■ Task description ■
Retype the lines beneath this one, from the first through the line containing "21.3, 17.8, 14.5];". Pictures are left out.

■ Provided data ■
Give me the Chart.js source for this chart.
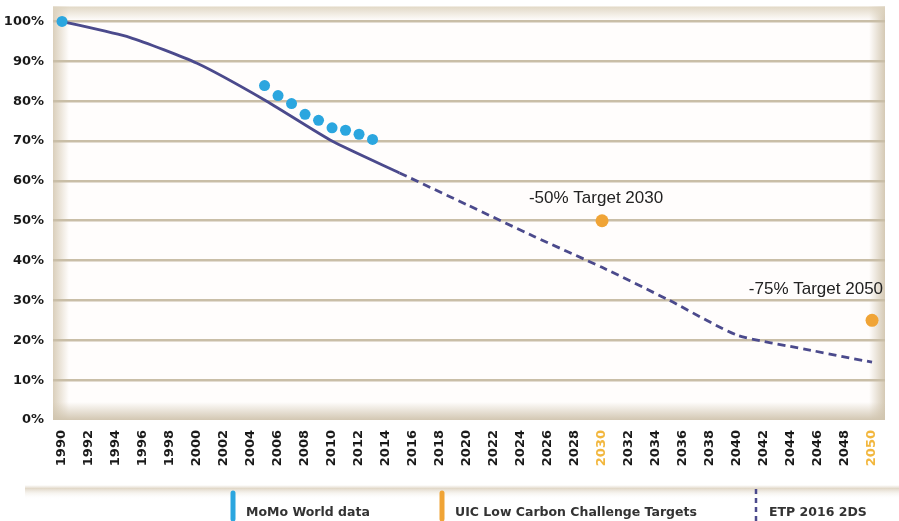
<!DOCTYPE html>
<html>
<head>
<meta charset="utf-8">
<script src="https://cdn.jsdelivr.net/npm/chart.js@4.4.0/dist/chart.umd.min.js"></script>
<style>
  html, body { margin: 0; padding: 0; background: #fff; }
  canvas { display: block; }
</style>
</head>
<body>
<canvas id="chart" width="899" height="521"></canvas>
<script>
// ETP 2016 2DS trajectory (index, 1990 = 100%)
var etpYears = [1990, 1995, 2000, 2005, 2010, 2015, 2020, 2025, 2030, 2035, 2040, 2045, 2050];
var etpValues = [100, 96, 89.5, 80.3, 70, 62, 54, 46, 38.3, 30, 21.3, 17.8, 14.5];

// MoMo world data points
var momoYears = [1990, 2005, 2006, 2007, 2008, 2009, 2010, 2011, 2012, 2013];
var momoValues = [100, 83.9, 81.4, 79.4, 76.7, 75.2, 73.3, 72.7, 71.7, 70.4];

// UIC targets
var targetYears = [2030, 2050];
var targetValues = [50, 25];
var targetLabels = ['-50% Target 2030', '-75% Target 2050'];

var xTicks = [1990, 1992, 1994, 1996, 1998, 2000, 2002, 2004, 2006, 2008, 2010, 2012, 2014, 2016, 2018,
  2020, 2022, 2024, 2026, 2028, 2030, 2032, 2034, 2036, 2038, 2040, 2042, 2044, 2046, 2048, 2050];
var yTicks = [0, 10, 20, 30, 40, 50, 60, 70, 80, 90, 100];
var highlightYears = [2030, 2050];
var seriesNames = ['MoMo World data', 'UIC Low Carbon Challenge Targets', 'ETP 2016 2DS'];

var BLUE = '#2ba6df';
var ORANGE = '#f0a436';
var PURPLE = '#4b4a8c';

function pts(xs, ys) {
  return xs.map(function (x, i) { return { x: x, y: ys[i] }; });
}

// beige panel with soft inner shadow, plus the band under the year labels
var panelPlugin = {
  id: 'panel',
  beforeDraw: function (chart) {
    var ctx = chart.ctx, a = chart.chartArea;
    ctx.save();
    ctx.fillStyle = '#fffdfc';
    ctx.fillRect(a.left, a.top, a.right - a.left, a.bottom - a.top);
    var g;
    g = ctx.createLinearGradient(a.left, 0, a.left + 16, 0);
    g.addColorStop(0, 'rgba(214,202,180,0.9)');
    g.addColorStop(1, 'rgba(214,202,180,0)');
    ctx.fillStyle = g; ctx.fillRect(a.left, a.top, 16, a.bottom - a.top);
    g = ctx.createLinearGradient(a.right, 0, a.right - 16, 0);
    g.addColorStop(0, 'rgba(210,198,176,0.95)');
    g.addColorStop(1, 'rgba(210,198,176,0)');
    ctx.fillStyle = g; ctx.fillRect(a.right - 16, a.top, 16, a.bottom - a.top);
    g = ctx.createLinearGradient(0, a.top, 0, a.top + 14);
    g.addColorStop(0, 'rgba(222,212,192,0.9)');
    g.addColorStop(1, 'rgba(222,212,192,0)');
    ctx.fillStyle = g; ctx.fillRect(a.left, a.top, a.right - a.left, 14);
    g = ctx.createLinearGradient(0, a.bottom, 0, a.bottom - 18);
    g.addColorStop(0, 'rgba(208,196,174,0.95)');
    g.addColorStop(1, 'rgba(208,196,174,0)');
    ctx.fillStyle = g; ctx.fillRect(a.left, a.bottom - 18, a.right - a.left, 18);

    g = ctx.createLinearGradient(0, 485, 0, 499);
    g.addColorStop(0, 'rgba(225,216,200,0)');
    g.addColorStop(0.25, 'rgba(222,212,195,0.9)');
    g.addColorStop(1, 'rgba(255,255,255,0)');
    ctx.fillStyle = g; ctx.fillRect(25, 485, chart.width - 25, 14);
    ctx.restore();
  }
};

// target labels next to the orange points
var targetTextPlugin = {
  id: 'targetText',
  afterDatasetsDraw: function (chart) {
    var ctx = chart.ctx;
    var meta = chart.getDatasetMeta(1);
    ctx.save();
    ctx.font = '17px "Liberation Sans", Arial, sans-serif';
    ctx.fillStyle = '#222';
    ctx.textBaseline = 'alphabetic';
    meta.data.forEach(function (p, i) {
      if (i === meta.data.length - 1) {
        ctx.textAlign = 'right';
        ctx.fillText(targetLabels[i], p.x + 11, p.y - 26);
      } else {
        ctx.textAlign = 'center';
        ctx.fillText(targetLabels[i], p.x - 6, p.y - 18);
      }
    });
    ctx.restore();
  }
};

// legend along the bottom edge
var legendPlugin = {
  id: 'bottomLegend',
  afterDraw: function (chart) {
    var ctx = chart.ctx;
    var xs = [233, 442, 756];
    var colors = [BLUE, ORANGE, PURPLE];
    ctx.save();
    ctx.font = 'bold 12.5px "DejaVu Sans", sans-serif';
    ctx.fillStyle = '#333';
    ctx.textAlign = 'left';
    ctx.textBaseline = 'alphabetic';
    seriesNames.forEach(function (name, i) {
      ctx.strokeStyle = colors[i];
      ctx.beginPath();
      if (i === 2) {
        ctx.lineWidth = 2.5;
        ctx.lineCap = 'butt';
        ctx.setLineDash([5, 4]);
        ctx.moveTo(xs[i], 489);
        ctx.lineTo(xs[i], 521);
      } else {
        ctx.lineWidth = 5;
        ctx.lineCap = 'round';
        ctx.setLineDash([]);
        ctx.moveTo(xs[i], 493);
        ctx.lineTo(xs[i], 519);
      }
      ctx.stroke();
      ctx.setLineDash([]);
      ctx.fillText(name, xs[i] + 13, 516);
    });
    ctx.restore();
  }
};

var ctx = document.getElementById('chart').getContext('2d');
var chart = new Chart(ctx, {
  type: 'line',
  data: {
    datasets: [{
      label: seriesNames[0],
      data: pts(momoYears, momoValues),
      showLine: false,
      pointRadius: 5.5,
      pointBackgroundColor: BLUE,
      pointBorderWidth: 0
    }, {
      label: seriesNames[1],
      data: pts(targetYears, targetValues),
      showLine: false,
      pointRadius: 6.5,
      pointBackgroundColor: ORANGE,
      pointBorderWidth: 0
    }, {
      label: seriesNames[2],
      data: pts(etpYears, etpValues),
      borderColor: PURPLE,
      borderWidth: 2.8,
      pointRadius: 0,
      tension: 0.2,
      segment: {
        borderDash: function (c) { return c.p0.parsed.x >= 2015 ? [8, 5] : undefined; }
      }
    }]
  },
  options: {
    responsive: false,
    animation: false,
    devicePixelRatio: 1,
    layout: { padding: { top: 5, right: 14, left: 0, bottom: 0 } },
    plugins: { legend: { display: false }, tooltip: { enabled: false } },
    scales: {
      x: {
        type: 'linear',
        min: 1989.33,
        max: 2050.96,
        afterBuildTicks: function (s) { s.ticks = xTicks.map(function (v) { return { value: v }; }); },
        afterFit: function (s) { s.height = 101; s.paddingLeft = 0; s.paddingRight = 0; },
        border: { display: false },
        grid: { display: false, drawTicks: false },
        ticks: {
          autoSkip: false,
          minRotation: 90,
          maxRotation: 90,
          padding: 10,
          font: { family: 'DejaVu Sans', size: 13, weight: 'bold' },
          color: function (c) { return highlightYears.indexOf(c.tick.value) >= 0 ? '#f2b73e' : '#1a1a1a'; },
          callback: function (v) { return String(v); }
        }
      },
      y: {
        min: 0,
        max: 103.75,
        afterBuildTicks: function (s) { s.ticks = yTicks.map(function (v) { return { value: v }; }); },
        afterFit: function (s) { s.width = 53; s.paddingTop = 0; s.paddingBottom = 0; },
        border: { display: false },
        grid: {
          drawTicks: false,
          lineWidth: 2.5,
          color: function (c) { return c.tick && c.tick.value === 0 ? 'rgba(0,0,0,0)' : '#c9bea7'; }
        },
        ticks: {
          padding: 9,
          font: { family: 'DejaVu Sans', size: 13, weight: 'bold' },
          color: '#1a1a1a',
          callback: function (v) { return v + '%'; }
        }
      }
    }
  },
  plugins: [panelPlugin, targetTextPlugin, legendPlugin]
});
</script>
</body>
</html>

■ Written reply ■
Give me the Chart.js source for this chart.
<!DOCTYPE html>
<html>
<head>
<meta charset="utf-8">
<script src="https://cdn.jsdelivr.net/npm/chart.js@4.4.0/dist/chart.umd.min.js"></script>
<style>
  html, body { margin: 0; padding: 0; background: #fff; }
  canvas { display: block; }
</style>
</head>
<body>
<canvas id="chart" width="899" height="521"></canvas>
<script>
// ETP 2016 2DS trajectory (index, 1990 = 100%)
var etpYears = [1990, 1995, 2000, 2005, 2010, 2015, 2020, 2025, 2030, 2035, 2040, 2045, 2050];
var etpValues = [100, 96, 89.5, 80.3, 70, 62, 54, 46, 38.3, 30, 21.3, 17.8, 14.5];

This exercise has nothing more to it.